The telling of interesting stories must come with the territory when your middle name is the number 8 (Chinese for prosperity) instead of a word, as Jennifer 8. Lee proves in her book, The Fortune Cookie Chronicles: Adventures in the World of Chinese Food. The chronicles begin with the symbolic item that all ends all meals in a Chinese restaurant – the simple, yet venerable, fortune cookie. Lee writes: “For people who don’t have time to contemplate the life well lived or read Confucius, Immanuel Kant, or Aristotle, fortune cookies provide the Cliffs Notes version of wisdom.” Along with pithy bits of insight, the slips of paper inside the cookies also offer a set of lucky numbers for lottery players. On a fortuitous day in 2005, beyond all statistical probability, the Powerball lottery was won by 110 people across the United States – all playing the same numbers “spoken” to them by fortune cookies. This intriguing story sets Lee off on a cross-country spree to the Chinese restaurants that had unwittingly passed on the lucky numbers to the jackpot winners.

It is on this journey that the thread of Chinese culture links together stories of kosher food in Chinese-Jewish restaurants, the takeout delivery revolution in Manhattan in 1976, the debate over hand-made versus machine-made fortune cookies, and the invention of the folded takeout cartons. All these stories in Chinese food history emphasize the immigration of the Chinese people and the Americanization of their food, even going so far as giving the nickname of “Frankensauce” to soy sauce made in the United States, which is drastically different from the naturally-brewed sauces, aged as wine would be, in China. Even the creation of the fortune cookie has endured a legal battle; far from authentic Chinese confectionary, a U.S. federal judge officially deemed it to have originated in San Francisco by Asian immigrants.

Lee’s overriding theme throughout the book is that Chinese food in the United States may be named after its country of origin, but it is not Chinese and she concludes that “the Americanness of fortune cookies should have served as a hint for what else I was to learn about Chinese food … As a child, I never considered it strange that the food we ordered from Chinese restaurants didn’t quite resemble my mom’s home cooking.” But Chinese food has become a world-wide, family ritual and does not have to originate in China but rather “incorporate indigenous ingredients and utilize Chinese cooking techniques,” resulting in Szechuan alligator in Louisiana and chow mein sandwiches in Rhode Island. Even General Tso’s Chicken, a staple in American-style Chinese restaurants, is unfamiliar to most restaurant cooks in China.
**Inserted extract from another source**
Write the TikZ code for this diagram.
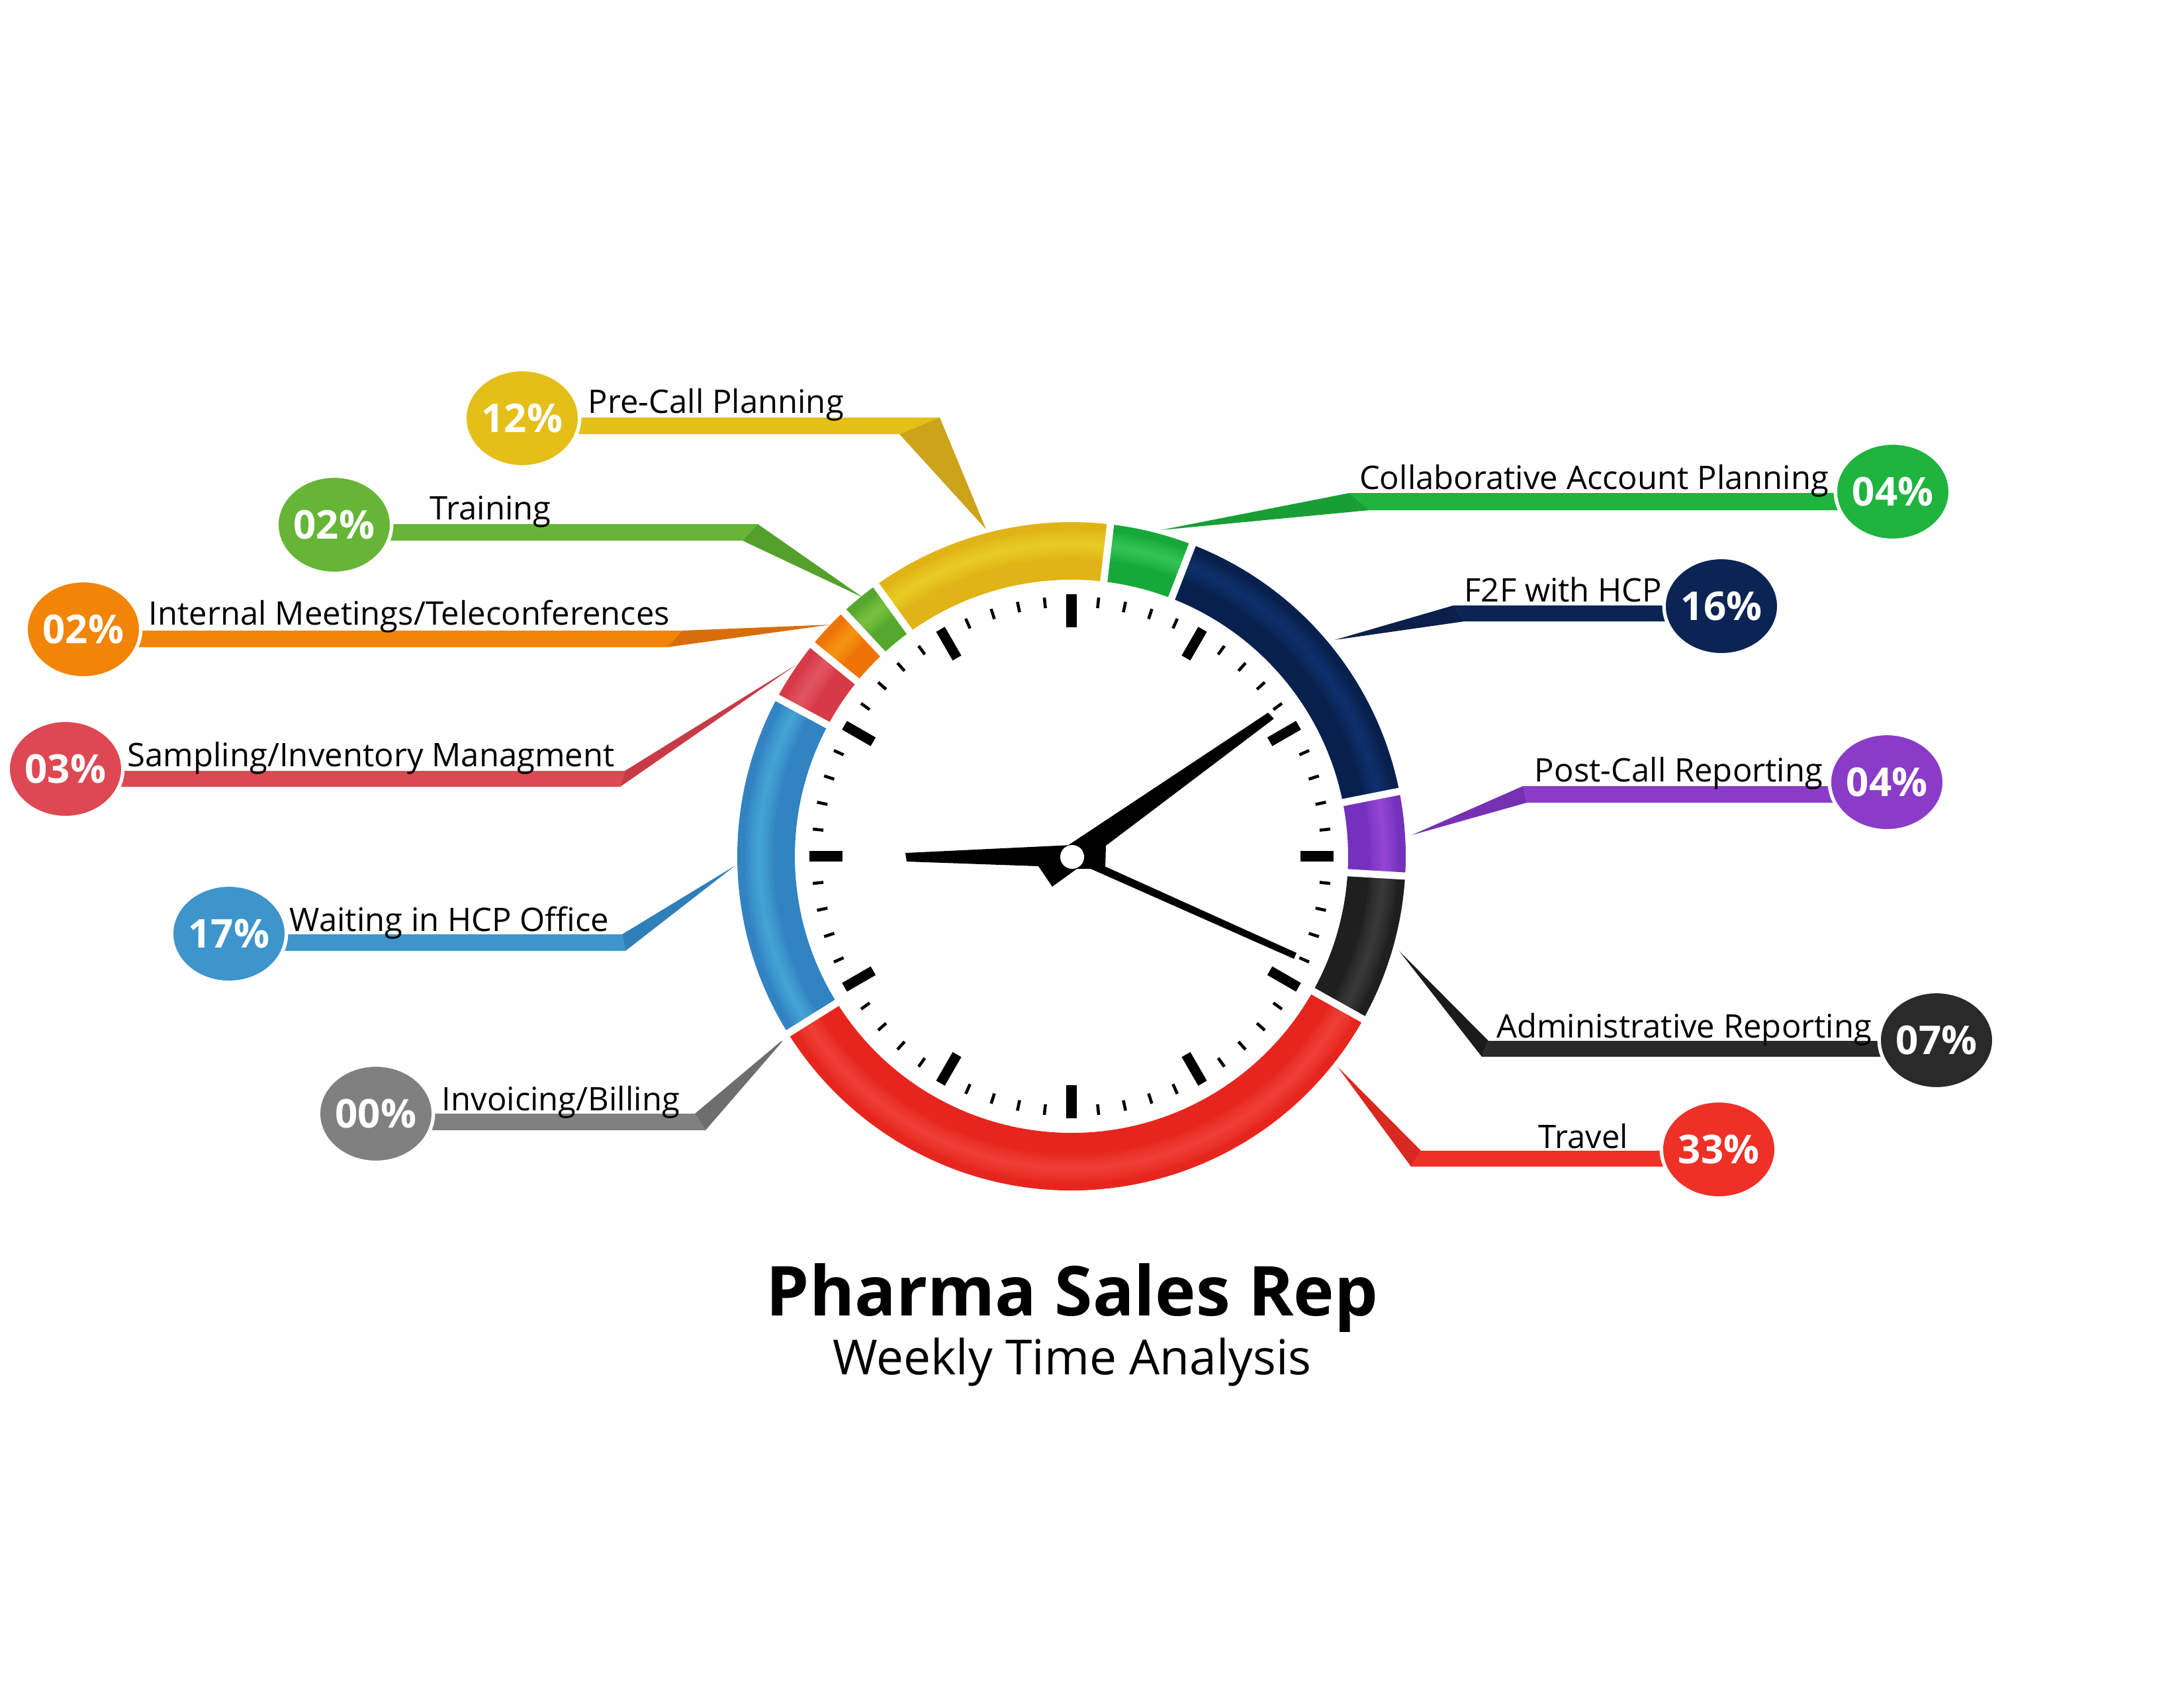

The cultural tidbits uncovered by Lee’s investigations around the world are enthralling and the phenomenon that led to numerous U.S. citizens winning the jackpot with the same mass-produced grouping of random numbers from a fortune cookie may go down as one of history’s great mysteries. Was it just luck or could it have been fraud? There may be no definitive answers, but most of us continue to be transfixed by the proverbial wisdom that fortune cookies offer, whether it’s for a new direction in live, improved health and happiness, or just a bit of extra money. Lee’s book underscores that good things can happen when you pick up a bag of takeout from your favourite Chinese restaurant and keep the faith that anything is possible when the luck of the fortune cookie is with you.